Scenario 2: Prices in the potential expansion of the trade war to include the rest of the world by adding additional 10% tariffs across-the-board for the rest of the world to Scenario 1, as well as retaliatory tariffs on U.S. exports of 10%. Because these tariffs may not be implemented fully and both the timing and duration are uncertain, this second scenario is a dire case.
Like the other tariff scenarios about which we have written, this particular brew would impart a modest stagflationary effect on the U.S. economy. The down-to-the-wire implementation of steeper tariffs on some of our largest trading partners points to major changes to trade policy happening sooner rather than later, and warrants a look at how the impact to the economy would unfold over the coming quarters. Applying the tariffs outlined above into a macroeconomic model of the economy points to an immediate increase in consumer price inflation. Specifically, the model points to the year-over-year rate of the CPI rising 0.7 percentage points above its pre-tariff baseline in the first quarter tariffs are implemented. While the quarterly lift to the rate of inflation fades over the first year in which tariffs take effect (Figure 1), the level of prices would be 0.3% higher at the end of our forecast horizon in 2026.
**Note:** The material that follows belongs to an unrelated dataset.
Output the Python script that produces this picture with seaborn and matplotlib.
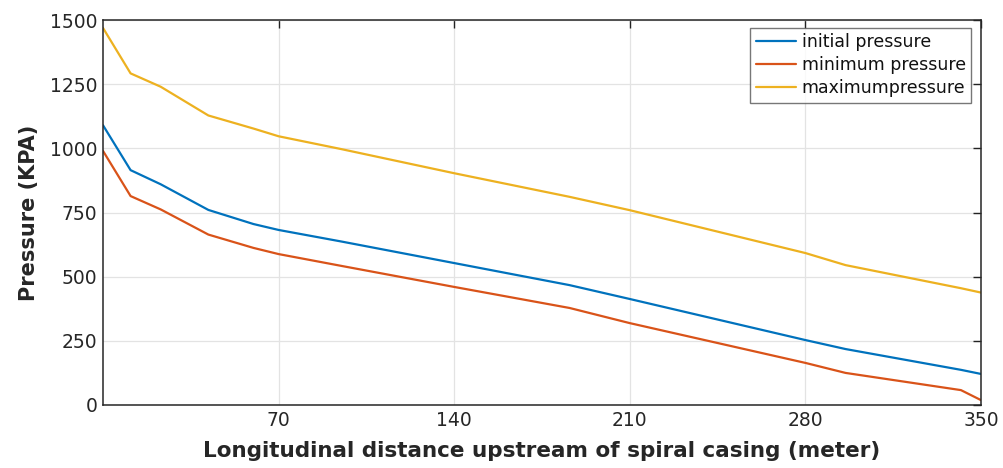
import numpy as np
import pandas as pd
import matplotlib
matplotlib.use("Agg")
import matplotlib.pyplot as plt
import seaborn as sns

distance = [0, 11, 23, 42, 60, 70, 95, 140, 186, 210, 280, 296, 342, 350]
initial_pressure = [1090, 915, 860, 760, 705, 682, 637, 553, 467, 413, 253, 218, 137, 121]
minimum_pressure = [990, 814, 762, 664, 612, 588, 542, 460, 378, 319, 164, 125, 58, 19]
maximum_pressure = [1469, 1292, 1240, 1128, 1077, 1047, 997, 903, 811, 759, 592, 545, 455, 438]
series_names = ["initial pressure", "minimum pressure", "maximumpressure"]
colors = ["#0072BD", "#D95319", "#EDB120"]
x_ticks = [70, 140, 210, 280, 350]
y_ticks = [0, 250, 500, 750, 1000, 1250, 1500]

df = pd.DataFrame({
    "distance": distance * 3,
    "pressure": initial_pressure + minimum_pressure + maximum_pressure,
    "series": ([series_names[0]] * len(distance) + [series_names[1]] * len(distance)
               + [series_names[2]] * len(distance)),
})

sns.set_theme(style="white")
plt.rcParams["font.family"] = ["DejaVu Sans"]

fig = plt.figure(figsize=(10.04, 4.68), dpi=100)
ax = fig.add_axes([103 / 1004, 63 / 468, 878 / 1004, 385 / 468])
sns.lineplot(data=df, x="distance", y="pressure", hue="series", hue_order=series_names,
             palette=colors, linewidth=1.6, ax=ax)

ax.set_xlim(0, 350)
ax.set_ylim(0, 1500)
ax.set_xticks(x_ticks)
ax.set_yticks(y_ticks)
ax.grid(True, color="#e3e3e3", linewidth=0.9)
ax.tick_params(axis="both", direction="in", length=6, width=1, colors="#222222",
               labelsize=13.5, top=True, right=True, labelcolor="#262626", pad=4)
for s in ax.spines.values():
    s.set_color("#262626")
    s.set_linewidth(1.1)

ax.set_xlabel("Longitudinal distance upstream of spiral casing (meter)", fontsize=15.5,
              fontweight="bold", color="#262626", labelpad=8)
ax.set_ylabel("Pressure (KPA)", fontsize=15, fontweight="bold", color="#262626", labelpad=8)

leg = ax.legend(loc="upper right", bbox_to_anchor=(0.9886, 0.98), fontsize=12.5, frameon=True,
                fancybox=False, edgecolor="#555555", handlelength=2.3, handletextpad=0.35,
                borderpad=0.3, labelspacing=0.3, borderaxespad=0.0)
leg.get_frame().set_linewidth(1.0)
for t in leg.get_texts():
    t.set_color("#111111")

fig.savefig("out.png", dpi=100)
The projected higher price level comes despite weaker growth in the first year in which tariffs are enacted. The model shows that the largest downward impulse to economic growth occurs one quarter after tariffs take effect, at which time the annualized rate of real GDP growth is about three-percentage points lower than the baseline. While growth subsequently picks up a year after tariffs are implemented, the U.S. economy would be about 1% smaller at the end of 2026 in the more targeted tariff scenario, and nearly 2% smaller in the expanded trade war scenario relative to the model's baseline (Figure 2).